Через полчаса вместо одной машины в узком тегеранском переулке набилось четыре. Никто ничего не объяснял, но все очень вежливо просили «не волноваться». Волосатый даже сказал что-то вроде «Don't worry, be happy». Звонили куда-то, пока не загремел рев мотоциклов, и нас не обступили с дюжину человек бородатых, в камуфляже, балаклавах и с шевронами КСИР (Корпуса Стражей Исламской революции).
– Документы!
– Уже показывал.
– Можно сфотографировать?
– Конечно.
– (В сторону, на фарси.) У него сирийская виза… Две!
– Вы были в Сирии?
– Да.
– Что вы там делали?
– Работал.
– Как?
– Снимал, как Иран и Россия помогают сирийскому народу уничтожать террористов.
– Доказательства?
– В Интернете наберите мою фамилию. Снимал «Хизбаллу» под Аль-Хадером и «Фатимьюн» под Алеппо («Хизбалла» и «Фатимьюн» – шиитские вооруженные формирования, воюющие в Сирии на стороне правительства. – Прим. ред.). Но здесь я как турист, блогер. У меня и камеры-то нет.

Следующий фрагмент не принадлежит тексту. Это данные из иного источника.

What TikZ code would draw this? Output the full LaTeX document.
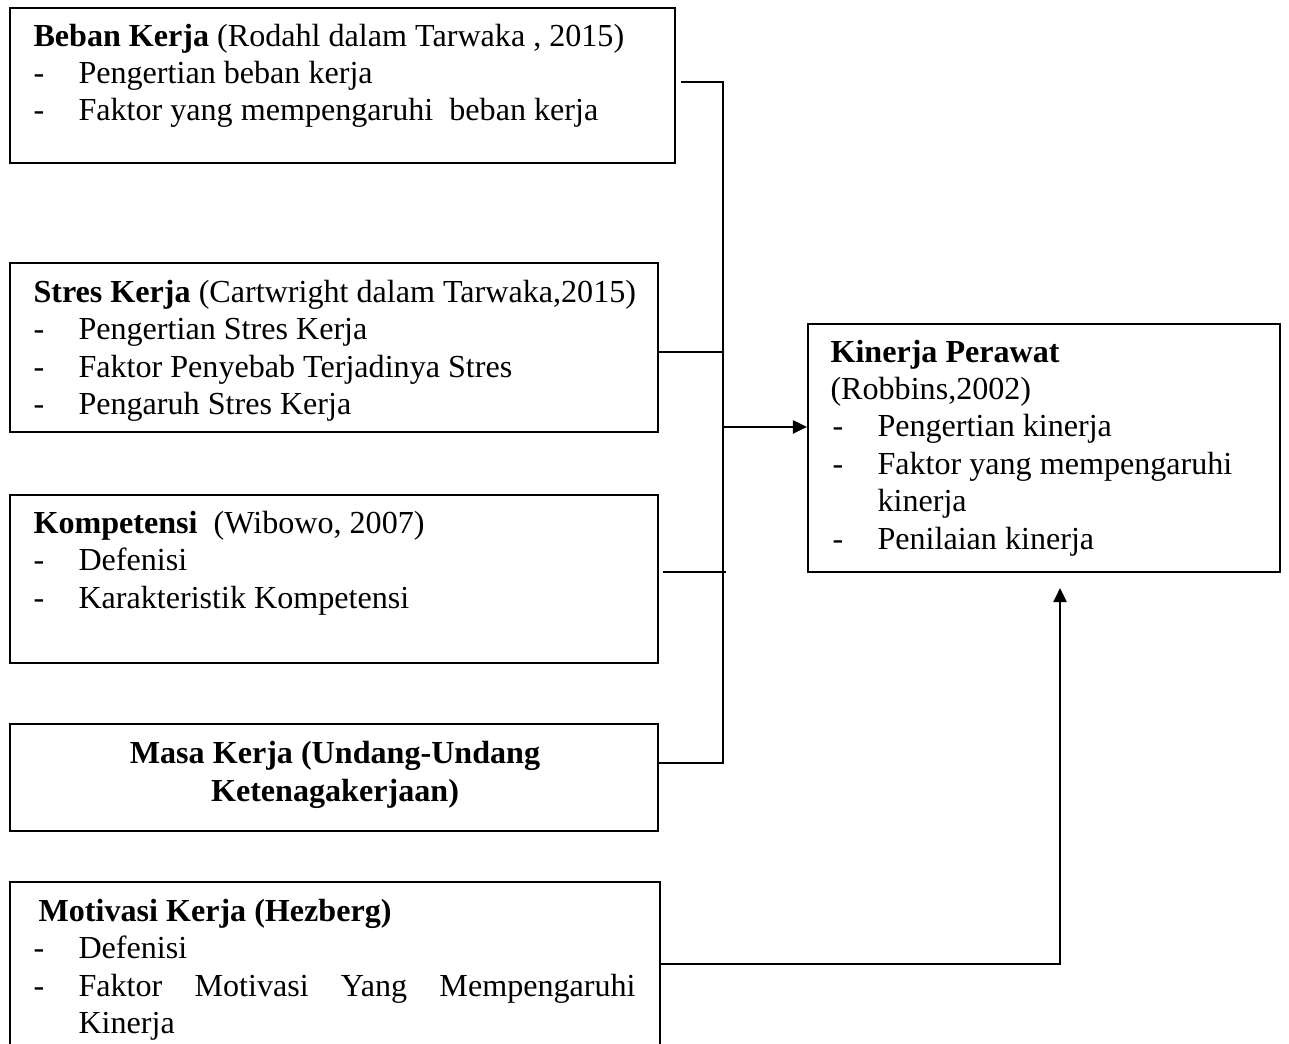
\documentclass[tikz,border=0pt]{standalone}
\usepackage{fontspec}
\setmainfont{Liberation Serif}
\usetikzlibrary{fit,calc,arrows.meta}
\newcommand{\dashitem}[1]{\makebox[17.1pt][l]{-}#1}
\begin{document}
\begin{tikzpicture}[x=0.38pt,y=-0.38pt,
  box/.style={draw,line width=0.85pt,inner sep=0pt},
  txt/.style={anchor=base west,inner sep=0pt,font=\fontsize{12.2pt}{14pt}\selectfont},
  ctxt/.style={anchor=base,inner sep=0pt,font=\fontsize{12.2pt}{14pt}\selectfont\bfseries},
  conn/.style={line width=0.85pt},
  arr/.style={line width=0.85pt,-{Triangle[length=5.3pt,width=5pt]}}]
\useasboundingbox[fill=white] (0,0) rectangle (1289,1044);

% boxes
\node[box,fit={(10,8)(675,163)}] (b1) {};
\node[box,fit={(10,263)(658,432)}] (b2) {};
\node[box,fit={(10,495)(658,663)}] (b3) {};
\node[box,fit={(10,724)(658,831)}] (b4) {};
\node[box,fit={(10,882)(660,1060)}] (b5) {};
\node[box,fit={(808,324)(1280,572)}] (k) {};

% texts box 1
\node[txt] (t11) at (33,47) {\textbf{Beban Kerja} (Rodahl dalam Tarwaka , 2015)};
\node[txt] (t12) at (33,84) {\dashitem{Pengertian beban kerja}};
\node[txt] (t13) at (33,121) {\dashitem{Faktor yang mempengaruhi~ beban kerja}};
% box 2
\node[txt] (t21) at (33,303) {\textbf{Stres Kerja} (Cartwright dalam Tarwaka,2015)};
\node[txt] (t22) at (33,340) {\dashitem{Pengertian Stres Kerja}};
\node[txt] (t23) at (33,378) {\dashitem{Faktor Penyebab Terjadinya Stres}};
\node[txt] (t24) at (33,415) {\dashitem{Pengaruh Stres Kerja}};
% box 3
\node[txt] (t31) at (33,534) {\textbf{Kompetensi}~ (Wibowo, 2007)};
\node[txt] (t32) at (33,571) {\dashitem{Defenisi}};
\node[txt] (t33) at (33,609) {\dashitem{Karakteristik Kompetensi}};
% box 4
\node[ctxt] (t41) at (335,764) {Masa Kerja (Undang-Undang};
\node[ctxt] (t42) at (335,802) {Ketenagakerjaan)};
% box 5
\node[txt] (t51) at (38,922) {\textbf{Motivasi Kerja (Hezberg)}};
\node[txt] (t52) at (33,959) {\dashitem{Defenisi}};
\node[txt] (t53) at (33,997) {\dashitem{\hbox to 211.7pt{Faktor\hfill Motivasi\hfill Yang\hfill Mempengaruhi}}};
\node[txt] (t54) at (78,1034) {Kinerja};
% Kinerja Perawat
\node[txt] (k1) at (830,363) {\textbf{Kinerja Perawat}};
\node[txt] (k2) at (830,400) {(Robbins,2002)};
\node[txt] (k3) at (832,437) {\dashitem{Pengertian kinerja}};
\node[txt] (k4) at (832,475) {\dashitem{Faktor yang mempengaruhi}};
\node[txt] (k5) at (877,512) {kinerja};
\node[txt] (k6) at (832,550) {\dashitem{Penilaian kinerja}};

% connectors
\coordinate (bx) at (723,0);
\coordinate (s1) at ($(b1.east)+(5,-3.5)$);
\coordinate (s2) at ($(b2.east)+(0,4.5)$);
\coordinate (s3) at ($(b3.east)+(4,-7)$);
\coordinate (s4) at ($(b4.east)+(0,-14.5)$);
\coordinate (kin) at ($(k.west)+(0,-21)$);
\coordinate (s5) at ($(b5.north east)+(0,83)$);
\coordinate (ku) at ($(k.south)+(16,15)$);

\draw[conn] (s1) -| (s4 -| bx) -- (s4);
\draw[conn] (s2) -- (s2 -| bx);
\draw[conn] (s3) -- ($(s3 -| bx)+(3,0)$);
\draw[arr] (kin -| bx) -- (kin);
\draw[arr] (s5) -| (ku);
\end{tikzpicture}
\end{document}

– Спасибо. Вы свободны. Добро пожаловать в Иран!
Общий хохот. Кто-то говорит «водка». Кто-то предлагает арак – наверное, в шутку. Кто-то еще раз фотографирует паспорт, все страницы подряд. Каждый стремится пожать руку. И через минуту кавалькада растворяется в пахучей иранской ночи.
А в центре Тегерана ночью мы еще выпьем. На причастии – в русском храме святого Николая на Рождество.